Sin embargo, ambos advirtieron que estaban dejando un reguero de sangre en la arena mientras Matt caminaba por la duna con Pip en brazos. En pocos instantes llegó a la puerta principal y fue derecho a la cocina. También dejaron un rastro de sangre en el suelo de la casa. La sentó en una silla, le levantó el pie con cuidado y lo apoyó contra el fregadero. Al cabo de unos segundos había sangre por todas partes, incluido él mismo.

– ¿Tendré que ir al hospital? -inquirió Pip, nerviosa, los ojos enormes en el rostro pálido-. Una vez Chad se abrió la cabeza, sangró mucho y le tuvieron que poner muchos puntos.

No le contó que la causa había sido una rabieta que lo había impulsado a golpearse la cabeza contra la pared. Por aquel entonces tenía unos diez años, y ella seis, pero recordaba el episodio con toda claridad. Su padre había gritado a su madre por ello, y también a Chad. Y su madre había llorado. Una escena muy desagradable.

– Vamos a echar un vistazo.

La herida tenía tan mal aspecto como en la playa. Matt levantó a Pip, la sentó en el borde del fregadero y le mojó el pie con agua fría, lo que le sentó bien, aunque el agua se escurrió por el desagüe teñida de rojo brillante.

– Bueno, amiga mía, vamos a envolvértelo en una toalla.

Cogió un paño limpio de un colgador, y Pip reparó en que tenía una cocina cálida y acogedora; todo cuanto contenía parecía viejo y gastado, lo cual no hacía más que acentuar su encanto.

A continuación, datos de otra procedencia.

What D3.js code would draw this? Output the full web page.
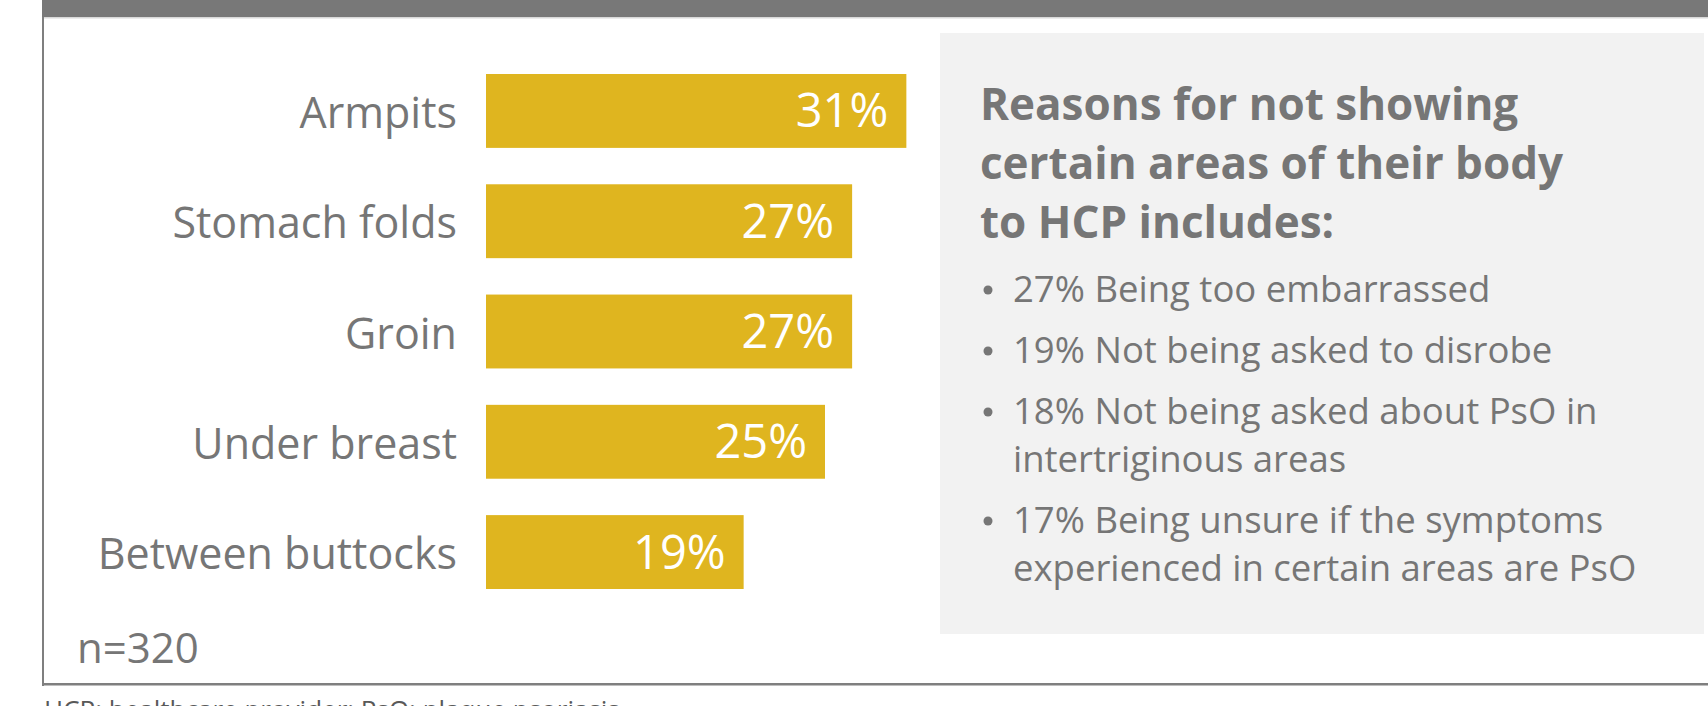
<!DOCTYPE html>
<html>
<head>
<meta charset="utf-8">
<script src="https://cdn.jsdelivr.net/npm/d3@7"></script>
<style>
  html, body { margin: 0; padding: 0; background: #ffffff; overflow: hidden; }
  svg { display: block; font-family: "Open Sans", sans-serif; }
</style>
</head>
<body>
<svg id="chart" width="1708" height="706"></svg>
<script>
// ---- data ----
const categories = ["Armpits", "Stomach folds", "Groin", "Under breast", "Between buttocks"];
const values = [31, 27, 27, 25, 19];
const sampleLabel = "n=320";
const headingLines = ["Reasons for not showing", "certain areas of their body", "to HCP includes:"];
const reasons = [
  ["27% Being too embarrassed"],
  ["19% Not being asked to disrobe"],
  ["18% Not being asked about PsO in", "intertriginous areas"],
  ["17% Being unsure if the symptoms", "experienced in certain areas are PsO"]
];
const footnote = "HCP: healthcare provider; PsO: plaque psoriasis";

// ---- styles ----
const barColor = "#DFB51F";
const textColor = "#767676";
const frameColor = "#7F7F7F";

const svg = d3.select("#chart");

// frame
svg.append("rect").attr("x", 42).attr("y", 0).attr("width", 1666).attr("height", 17).attr("fill", "#787878");
svg.append("rect").attr("x", 44).attr("y", 17).attr("width", 1664).attr("height", 1.5).attr("fill", "#D9D9D9");
svg.append("rect").attr("x", 42).attr("y", 17).attr("width", 2).attr("height", 669).attr("fill", frameColor);
svg.append("rect").attr("x", 42).attr("y", 683).attr("width", 1666).attr("height", 2.5).attr("fill", frameColor);

// scales
const y = d3.scaleBand().domain(categories).range([74, 589]).paddingInner(0.33).paddingOuter(0);
const x = d3.scaleLinear().domain([0, 100]).range([486, 486 + 1356]);

// bars
const g = svg.append("g");
g.selectAll("rect.bar").data(categories).join("rect")
  .attr("class", "bar")
  .attr("x", x(0))
  .attr("y", d => y(d))
  .attr("width", (d, i) => x(values[i]) - x(0))
  .attr("height", y.bandwidth())
  .attr("fill", barColor);

// category labels (axis-like)
const yAxis = d3.axisLeft(y).tickSize(0).tickPadding(0);
const axisG = svg.append("g").attr("transform", `translate(${x(0) - 29},0)`).call(yAxis);
axisG.select(".domain").remove();
axisG.selectAll("text")
  .attr("font-family", "Open Sans")
  .attr("font-size", 43)
  .attr("fill", textColor)
  .attr("dy", null)
  .attr("y", 17);

// value labels
g.selectAll("text.val").data(categories).join("text")
  .attr("class", "val")
  .attr("x", (d, i) => x(values[i]) - 18)
  .attr("y", d => y(d) + y.bandwidth() / 2 + 16.5)
  .attr("text-anchor", "end")
  .attr("font-size", 47)
  .attr("fill", "#ffffff")
  .text((d, i) => values[i] + "%");

// n label
svg.append("text").attr("x", 77).attr("y", 663)
  .attr("font-size", 42).attr("fill", textColor).text(sampleLabel);

// right panel
svg.append("rect").attr("x", 940).attr("y", 33).attr("width", 764).attr("height", 601).attr("fill", "#F2F2F2");

const heading = svg.append("text").attr("font-size", 44).attr("font-weight", 700).attr("fill", textColor);
headingLines.forEach((t, i) => {
  heading.append("tspan").attr("x", 980).attr("y", 120 + i * 59).text(t);
});

const itemY = [302, 363, 424, 533];
reasons.forEach((lines, i) => {
  svg.append("circle").attr("cx", 988).attr("cy", itemY[i] - 12).attr("r", 4.5).attr("fill", textColor);
  lines.forEach((t, j) => {
    svg.append("text").attr("x", 1013).attr("y", itemY[i] + j * 48)
      .attr("font-size", 36.5).attr("fill", textColor).text(t);
  });
});

// footnote (cut by bottom edge)
svg.append("text").attr("x", 44).attr("y", 719)
  .attr("font-size", 26).attr("fill", "#595959").text(footnote);
</script>
</body>
</html>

– Y después de envolverlo, creo que deberíamos volver a tu casa con tu madre. ¿Está en casa?

– Sí.

– Perfecto. Te llevaré en coche para que no tengas que ir a pie, ¿te parece bien?

– Sí… ¿Y luego tendremos que ir al hospital?

– A ver qué dice tu madre. A menos que quieras que te corte la pierna aquí mismo. Solo será un momento si es que Mousse no se mete en medio.

El perro estaba obedientemente sentado en un rincón, observándolos a los dos en silencio. Pip rió la broma de Matt, pero seguía muy pálida, y él estaba convencido de que el pie le dolía horrores. Tenía razón, pero la niña no quería reconocerlo; estaba procurando por todos los medios mostrarse valiente.

Matt le envolvió el pie en un paño tal como había prometido, volvió a alzarla en volandas, cogió las llaves del coche y salió por la puerta trasera seguido de Mousse, que saltó a la parte trasera del coche familiar en cuanto Matt abrió la puerta. Cuando acomodó a Pip en el asiento delantero, el paño ya estaba considerablemente empapado en sangre.

– ¿Está muy mal, Matt? -preguntó la niña durante el trayecto.

– No, pero tampoco muy bien -repuso él en un intento de parecer despreocupado-. La gente no debería dejar vidrios en la playa.

El cristal le había cortado la carne como un cuchillo y así era el dolor.

Llegaron a casa de Pip en menos de cinco minutos. Matt la llevó adentro, con Mousse pisándole los talones. Su madre estaba en el salón y se sobresaltó al ver a su hija en brazos de Matt.

– ¿Qué ha pasado? ¿Estás bien, Pip? -exclamó Ophélie con expresión inquieta mientras se acercaba a ellos.

– Sí, mamá, pero me hecho un corte en el pie.

Las miradas de Matt y Ophélie se encontraron. Era la primera vez que la veía desde el día en que insinuara que era un pederasta.

– ¿Está bien? -le preguntó Ophélie, reparando en el cuidado que Matt ponía al depositarla en el sofá y quitarle el improvisado vendaje.

– Creo que sí, pero debería usted echarle un vistazo.

No quería decirle delante de Pip que creía que necesitaría puntos, pero en cuanto Ophélie vio la herida, llegó a la misma conclusión.

– Será mejor que vayamos al médico. Creo que tendrán que ponerte puntos, Pip -explicó Ophélie con calma.

Los ojos de Pip se inundaron de lágrimas, y Matt le dio una palmadita en el hombro.

– Puede que solo un par -la tranquilizó en voz baja, acariciándole con suavidad los sedosos rizos.

Pero en aquel momento, el suceso hizo por fin mella en Pip, que rompió a llorar pese a su voluntad de mostrarse valiente en presencia de Matt. No quería que la tomara por una cobardica.

– Primero te lo dormirán; a mí me pasó lo mismo el año pasado. No te dolerá.